Biconnectivity is one of the most fundamental graph problems. The canonical parallel biconnectivity algorithm is the Tarjan-Vishkin algorithm, which has $O(n+m)$ optimal work (number of operations) and polylogarithmic span (longest dependent operations) on a graph with $n$ vertices and $m$ edges. However, Tarjan-Vishkin is not widely used in practice. We believe the reason is the space-inefficiency (it generates an auxiliary graph with $O(m)$ edges). In practice, existing parallel implementations are based on breath-first search (BFS). Since BFS has span proportional to the diameter of the graph, existing parallel BCC implementations suffer from poor performance on large-diameter graphs and can be even slower than the sequential algorithm on many real-world graphs. We propose the first parallel biconnectivity algorithm (FAST-BCC) that has optimal work, polylogarithmic span, and is space-efficient. Our algorithm first generates a skeleton graph based on any spanning tree of the input graph. Then we use the connectivity information of the skeleton to compute the biconnectivity of the original input. All the steps in our algorithm are highly-parallel. We carefully analyze the correctness of our algorithm, which is highly non-trivial. We implemented FAST-BCC and compared it with existing implementations, including GBBS, Slota and Madduri's algorithm, and the sequential Hopcroft-Tarjan algorithm. We ran them on a 96-core machine on 27 graphs, including social, web, road, $k$-NN, and synthetic graphs, with significantly varying sizes and edge distributions. FAST-BCC is the fastest on all 27 graphs. On average (geometric means), FAST-BCC is 5.1$\times$ faster than GBBS, and 3.1$\times$ faster than the best existing baseline on each graph.
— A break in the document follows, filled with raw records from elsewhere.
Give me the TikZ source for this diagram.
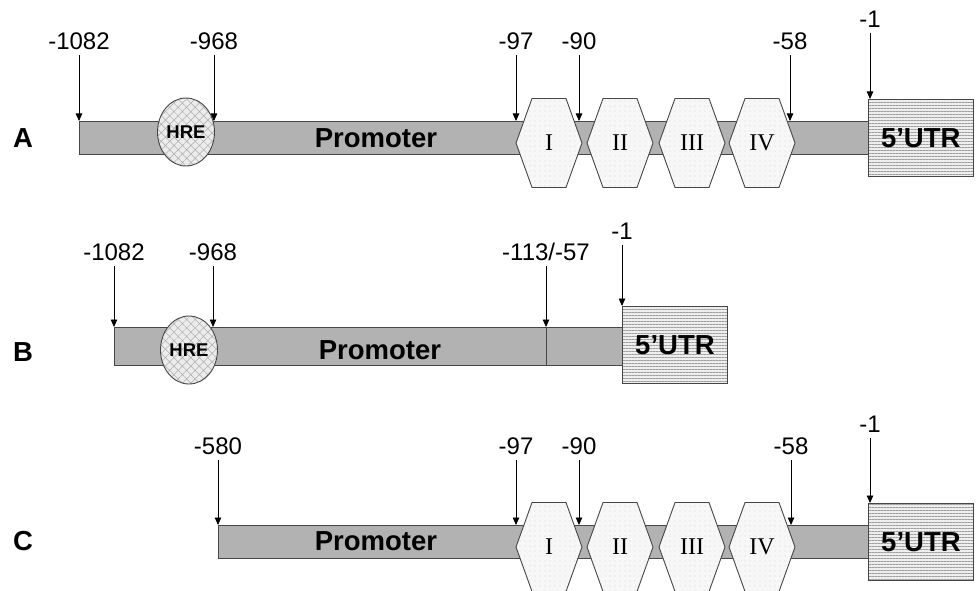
\documentclass[tikz,border=0pt]{standalone}
\usepackage{fontspec}
\setmainfont{Liberation Sans}
\newfontfamily\numfont{Liberation Serif}
\usetikzlibrary{positioning,arrows.meta,patterns.meta,shapes.geometric}
\definecolor{barfill}{RGB}{178,178,178}
\definecolor{edgegray}{RGB}{70,70,70}
\definecolor{hrefill}{RGB}{236,236,236}
\definecolor{hexfill}{RGB}{247,247,247}
\definecolor{utrfill}{RGB}{238,238,238}
\tikzset{
  barbox/.style={draw=edgegray, fill=barfill, line width=0.9pt, inner sep=0pt, anchor=west},
  utrbox/.style={draw=edgegray, line width=0.9pt, preaction={fill=utrfill},
    pattern={Lines[angle=0,distance=3pt,line width=0.5pt]}, pattern color=gray!75,
    minimum width=105pt, minimum height=77pt, inner sep=0pt, anchor=north west,
    font=\fontsize{27.5}{28}\bfseries},
  hrebox/.style={ellipse, draw=edgegray, line width=0.9pt, preaction={fill=hrefill},
    pattern={Hatch[angle=45,distance=6pt,line width=0.5pt]}, pattern color=gray!65,
    minimum width=57pt, minimum height=68pt, inner sep=0pt,
    font=\fontsize{18.5}{19}\bfseries},
  hexbody/.style={draw=edgegray, line width=0.9pt, preaction={fill=hexfill},
    pattern={Dots[distance=5pt,radius=0.45pt]}, pattern color=gray!70},
  numeral/.style={font=\numfont\fontsize{24}{24}\selectfont},
  rowname/.style={font=\fontsize{27.5}{28}\bfseries},
  prmtext/.style={font=\fontsize{27.5}{28}\bfseries},
  poslabel/.style={inner sep=0pt, text depth=0pt, font=\fontsize{24}{24}\selectfont},
  tickarrow/.style={-{Triangle[width=6.5pt,length=7.5pt]}, line width=0.8pt, shorten <=5pt},
  hexsite/.pic={
    \draw[hexbody] (-33,0) -- (-17,-44.5) -- (17,-44.5) -- (33,0) -- (17,44.5) -- (-17,44.5) -- cycle;
  }
}

\begin{document}
\begin{tikzpicture}[x=1pt, y=-1pt]
  \useasboundingbox (0,0) rectangle (979,591);

  % A: full promoter
  \node[barbox, minimum width=789pt, minimum height=33pt] (barA) at (79,137.5) {};
  \node[utrbox] (utrA) at (868,99) {5’UTR};
  \node[rowname] (rowA) at (23,138) {A};
  \node[prmtext] (prmA) at (376,138) {Promoter};
  \node[hrebox] (hreA) at (186,132) {HRE};
  \foreach \n/\x in {I/549,II/620,III/692,IV/762}
    {\pic at (\x,143) {hexsite}; \node[numeral] (A\n) at (\x,143) {\n};}
  \foreach \c/\x/\t in {1/79/-1082,2/214/-968,3/516/-97,4/579/-90,5/790/-58}
    {\coordinate (tA\c) at (\x,121);
     \node[poslabel, above=71pt of tA\c] (lA\c) {\t};
     \draw[tickarrow] (lA\c.south) -- (tA\c);}
  \coordinate (tA6) at (870,99);
  \node[poslabel, above=71pt of tA6] (lA6) {-1};
  \draw[tickarrow] (lA6.south) -- (tA6);

  % B: deletion -113/-57
  \node[barbox, minimum width=508pt, minimum height=38pt] (barB) at (114,346) {};
  \node[utrbox] (utrB) at (622,306) {5’UTR};
  \node[rowname] (rowB) at (23,352) {B};
  \node[prmtext] (prmB) at (380,350) {Promoter};
  \node[hrebox] (hreB) at (189,350) {HRE};
  \coordinate (tB1) at (114,327);
  \coordinate (tB2) at (213,327);
  \coordinate (tB3) at (546,327);
  \coordinate (tB4) at (622,306);
  \node[poslabel, above=66pt of tB1] (lB1) {-1082};
  \node[poslabel, above=66pt of tB2] (lB2) {-968};
  \node[poslabel, above=66pt of tB3] (lB3) {-113/-57};
  \node[poslabel, above=66pt of tB4] (lB4) {-1};
  \foreach \c in {1,2,3,4}
    \draw[tickarrow] (lB\c.south) -- (tB\c);
  \draw[draw=edgegray, line width=0.9pt] (tB3) -- (tB3 |- barB.south);

  % C: short promoter
  \node[barbox, minimum width=650pt, minimum height=33pt] (barC) at (218,541.5) {};
  \node[utrbox] (utrC) at (868,503) {5’UTR};
  \node[rowname] (rowC) at (23,541) {C};
  \node[prmtext] (prmC) at (376,541) {Promoter};
  \foreach \n/\x in {I/549,II/620,III/692,IV/762}
    {\pic at (\x,547) {hexsite}; \node[numeral] (C\n) at (\x,547) {\n};}
  \foreach \c/\x/\t in {1/218/-580,2/516/-97,3/579/-90,4/791/-58}
    {\coordinate (tC\c) at (\x,525);
     \node[poslabel, above=70pt of tC\c] (lC\c) {\t};
     \draw[tickarrow] (lC\c.south) -- (tC\c);}
  \coordinate (tC5) at (870,503);
  \node[poslabel, above=70pt of tC5] (lC5) {-1};
  \draw[tickarrow] (lC5.south) -- (tC5);
\end{tikzpicture}
\end{document}
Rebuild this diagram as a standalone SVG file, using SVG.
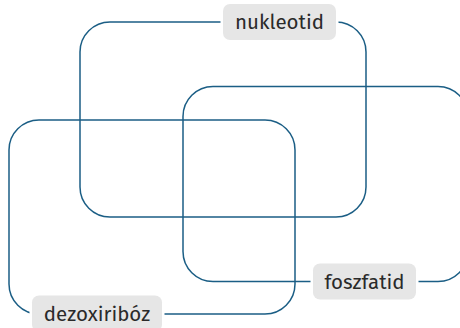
<svg xmlns="http://www.w3.org/2000/svg" width="460" height="328" viewBox="0 0 460 328">
<style>
.set{fill:none;stroke:#1b5e85;stroke-width:1.5}
.box{fill:#e6e6e6;stroke:#fff;stroke-width:5;paint-order:stroke}
.lbl{font-family:"Fira Sans","Noto Sans","Open Sans",sans-serif;font-size:20.5px;fill:#2a2a2a;text-anchor:middle}
</style>
<rect width="460" height="328" fill="#fff"/>
<g id="connectors">
<rect class="set" x="80" y="22" width="286" height="195" rx="30"/>
<rect class="set" x="183" y="86.5" width="285" height="195" rx="30"/>
<rect class="set" x="9" y="120" width="286" height="194" rx="30"/>
</g>
<g id="nukleotid">
<rect class="box" x="223" y="4" width="113" height="36" rx="7"/>
<text class="lbl" x="279.5" y="29">nukleotid</text>
</g>
<g id="foszfatid">
<rect class="box" x="313" y="263.5" width="103" height="36" rx="7"/>
<text class="lbl" x="364.5" y="288.5">foszfatid</text>
</g>
<g id="dezoxiriboz">
<rect class="box" x="32" y="295.5" width="130" height="36" rx="7"/>
<text class="lbl" x="97" y="320.5">dezoxiribóz</text>
</g>
</svg>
翻译：双连通分量是最基础的图论问题之一。经典的并行双连通分量算法是Tarjan-Vishkin算法，该算法在具有$n$个顶点和$m$条边的图上具有$O(n+m)$的最优工作量（操作数量）和多对数跨度（最长依赖操作序列）。然而，Tarjan-Vishkin算法在实践中并未被广泛采用。我们认为其原因在于空间效率低下（它会生成一个包含$O(m)$条边的辅助图）。在实践中，现有的并行实现基于广度优先搜索（BFS）。由于BFS的跨度与图的直径成正比，现有的并行双连通分量实现在大直径图上性能较差，在许多实际应用图上甚至可能比串行算法更慢。我们提出了首个具有最优工作量、多对数跨度且空间高效的并行双连通分量算法（FAST-BCC）。我们的算法首先基于输入图的任意生成树生成骨架图，然后利用骨架图的连通性信息计算原始输入图的双连通分量。算法中的所有步骤都具有高度并行性。我们细致地分析了算法的正确性，这一证明过程具有高度复杂性。我们实现了FAST-BCC算法，并与现有实现（包括GBBS、Slota和Madduri算法以及串行Hopcroft-Tarjan算法）进行了比较。我们在配备96核的机器上对27个图进行了测试，这些图包括社交网络、网页链接、道路网络、$k$近邻图和合成图，其规模和边分布差异显著。FAST-BCC在所有27个图上均表现最快。平均而言（几何平均数），FAST-BCC比GBBS快5.1倍，比每个图上现有的最佳基准算法快3.1倍。